Sometimes Jenkins gets carried away: I don’t think consuming the totality of productive work around The Matrix rescues the second two films, to mention one somewhat infamous example of his tendency to argue that paratext and metatext inevitably or commonly elevate the richness and value of cultural production. In fact, the wider range of Matrix-work has frequently been just as wretched or pretentious or half-baked as the two sequels were.

I was thinking about this issue tonight because my daughter has a Halloween-costume request that I felt sure would be easily served through standard commercial channels. She wants to be one of the female X-Men, partly because she’s been watching the more kid-friendly X-Men animated series X-Men Evolution.

So I know my X-Men pretty well, though I took a long hiatus from reading their books during much of the ghastly 1990s and really only dialed back in somewhat during Grant Morrison’s run on the title. My daughter’s favorite character, unsurprisingly, is Kitty Pryde. I pointed out that over her lifespan as a character, she’s mostly known for having hilariously bad costumes. I offered to see if we could find the somewhat standard-issue black leotard with yellow overlay that a lot of the X-Men have worn at times and some wear on the cartoon show. Rejected. I showed her pictures of other Kitty/Shadowcat costumes. Agreement that they’re pretty horrible, she’s less committed to Kitty Pryde.

So we move on to Rogue. Daughter loves the more recent Rogue costume, the green-and-white one with a hood. I take note, but suspect that’s going to be a cosplay-only sort of thing. Maybe the older green-and-yellow thing with the headband. I show her some Phoenix costumes, she grudgingly allows that these might be ok.

So I sit down afterward to do a bit of searching. Here’s what I find as far as standard commercial outfits. If you’re female and a kid and you want to be a superhero, you’re basically out of luck unless Wonder Woman is your favorite.

Well, not quite. You can be an X-Man, it turns out. You can be Emma Frost. Well, not the usual slutty Emma Frost outfit if you get the kid version, just, well, it looks like a slightly repurposed angel costume. If you’re a tween and up, though? You can go full-slutty Emma Frost. I don’t even think she appears in the Evolution show. If she did, I doubt she’d be the kind of character a pre-teen girl would love to dress up as. Heck, even given her more heroic turn in recent years, she doesn’t exactly scream out “role model for young girls”.

So. What else? There’s still a few Teen Titans costumes out there, but she was the cartoon version of Raven last year. Most Batgirl, Catwoman, Supergirl costumes are for teens or adults or have a much more sexualized look. (There’s a Catwoman costume for girls based on Halle Berry’s fetish-style costume from the film. WTF?) There’s a Girl Captain America. There’s Pink Spider-Girl.

About the only one that I think is kind of ok besides the Raven costume that she’s worn already is Violet from The Incredibles. Or she could be a female Green Lantern, I guess. These suggestions are shut down immediately.

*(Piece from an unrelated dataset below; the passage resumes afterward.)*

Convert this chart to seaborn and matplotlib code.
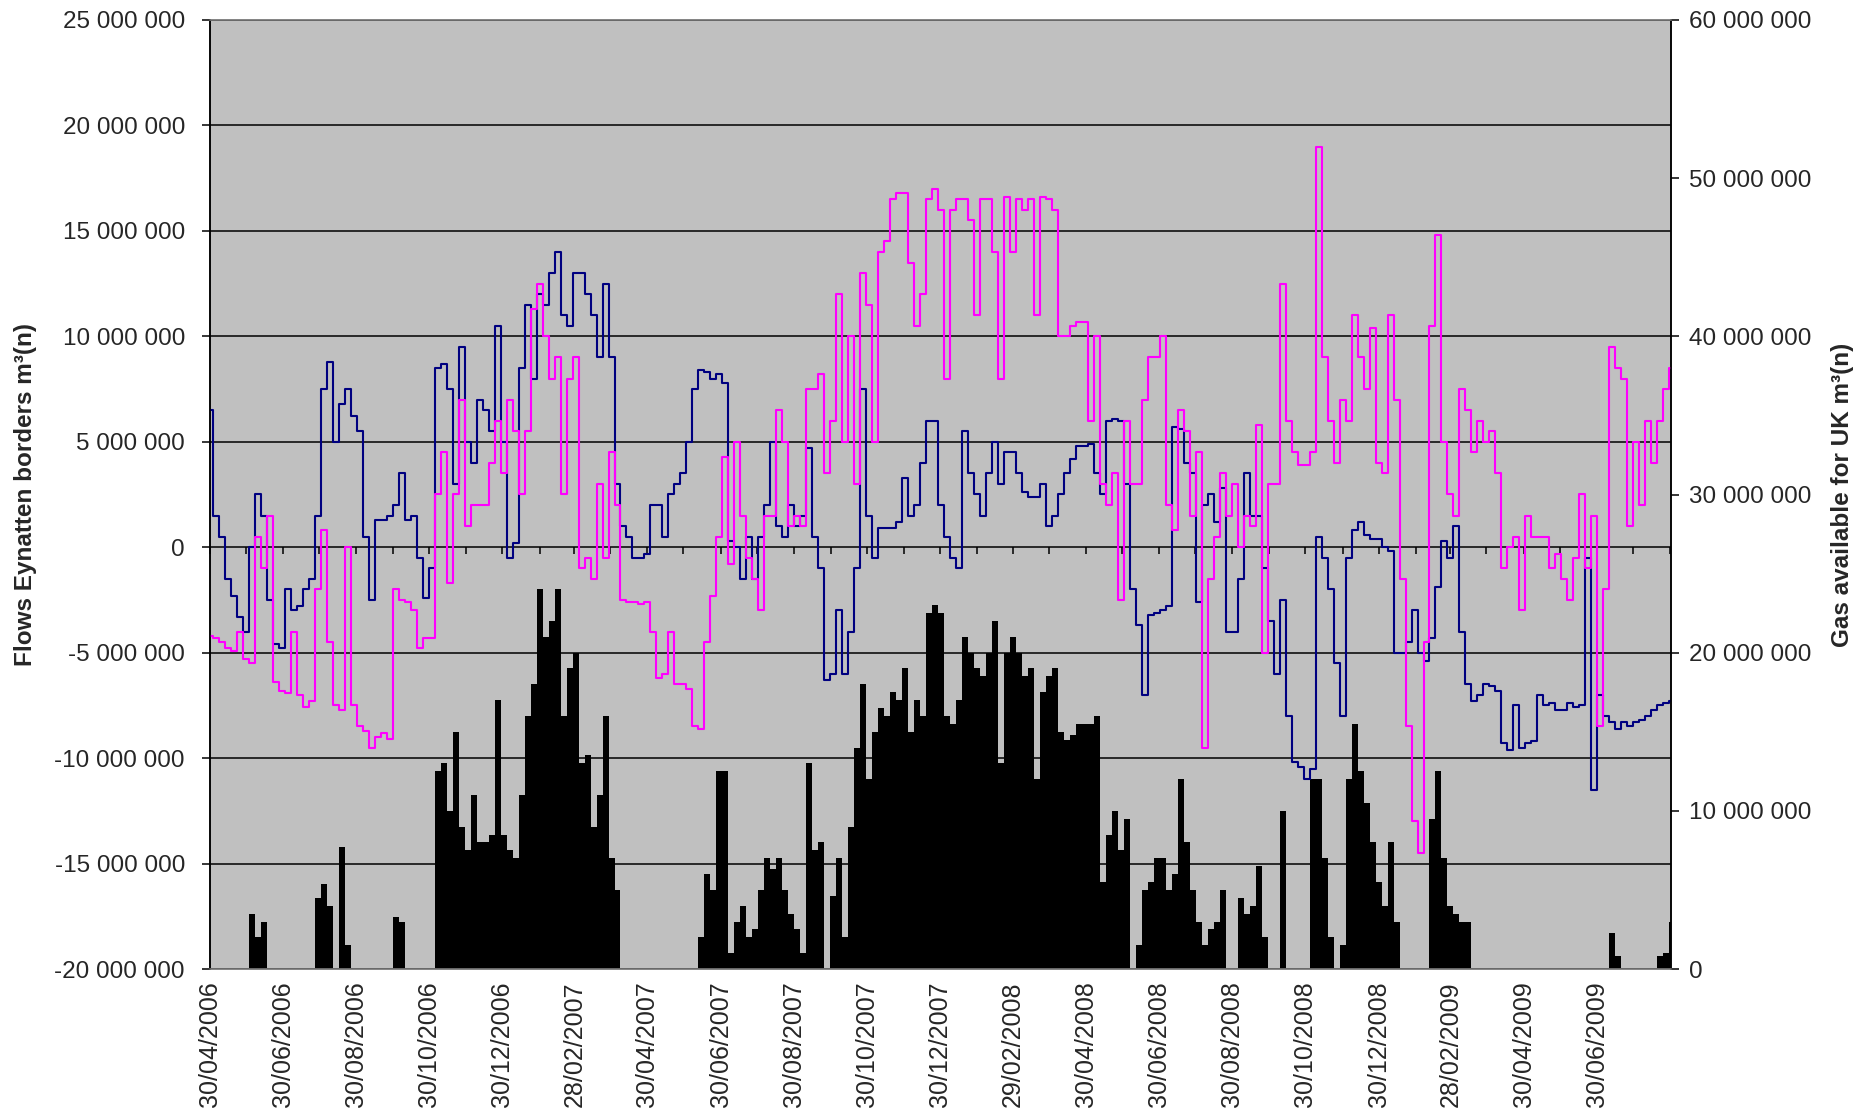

So I start to think about making a green Phoenix outfit, which seems a bit easier to contemplate than the Rogue-with-green-hood outfit. A green leotard as a starter seems doable. Then I start searching for yellow vinyl boots and gloves and end up pretty much right away at lingerie-and-naughtier web sites. Time to put this aside for a bit and figure out how much work I’m going to do here. (There’s cosplayers selling outfits but they’re adult sized and mucho money, as they should be.)

To go back to where I started, though, this is where you start to see how much some subsidiary systems of cultural production are curiously impoverished when it comes to standard commodities that align with the readings and desires that various pop-culture audiences can produce.

Yes, I know full well that the superhero genre comes into the game with all sorts of hugely sexist preloading. I mean, I started throwing out other female superheroes to my daughter to see what else might work, and I had to bite my tongue on most of them just in case she agreed: Zatanna? Black Canary? Um, no. I don’t really want to start googling for sites that sell pre-teen-sized fishnet stockings, thanks very much.

I really do think that women and girls who read comics make much more out of them than what the source text ostensibly provides. I think that kind of work happens in all media, with all texts. It’s just that the whole system is a series of funhouse mirrors: an audience makes the text richer and then turns to look for some other product which will echo or redouble the work they’ve done, only to find most secondary commodity systems even more impoverished and threadbare. Or, as in this case, they find the sexist content of the core properties is hugely amplified. (It doesn’t help that the sexualization of Halloween has gone from being one dimension or angle of adult participation to being pretty much the only commodified approach available to women. At this point, if you’re a woman and you don’t want to be “Whore Nurse”, you’re pretty much going to be making a concept-costume for yourself.)

Whatever the political and social significance of that amplification, I can’t also help but feel that it’s also a lost business opportunity. I don’t know that there’s that many girls my daughter’s age who want to dress up as Rogue, but surely there’s enough who don’t want to be “Pink Female Captain America” for there to be a payoff to manufacturing some slightly more expensive superheroine costumes.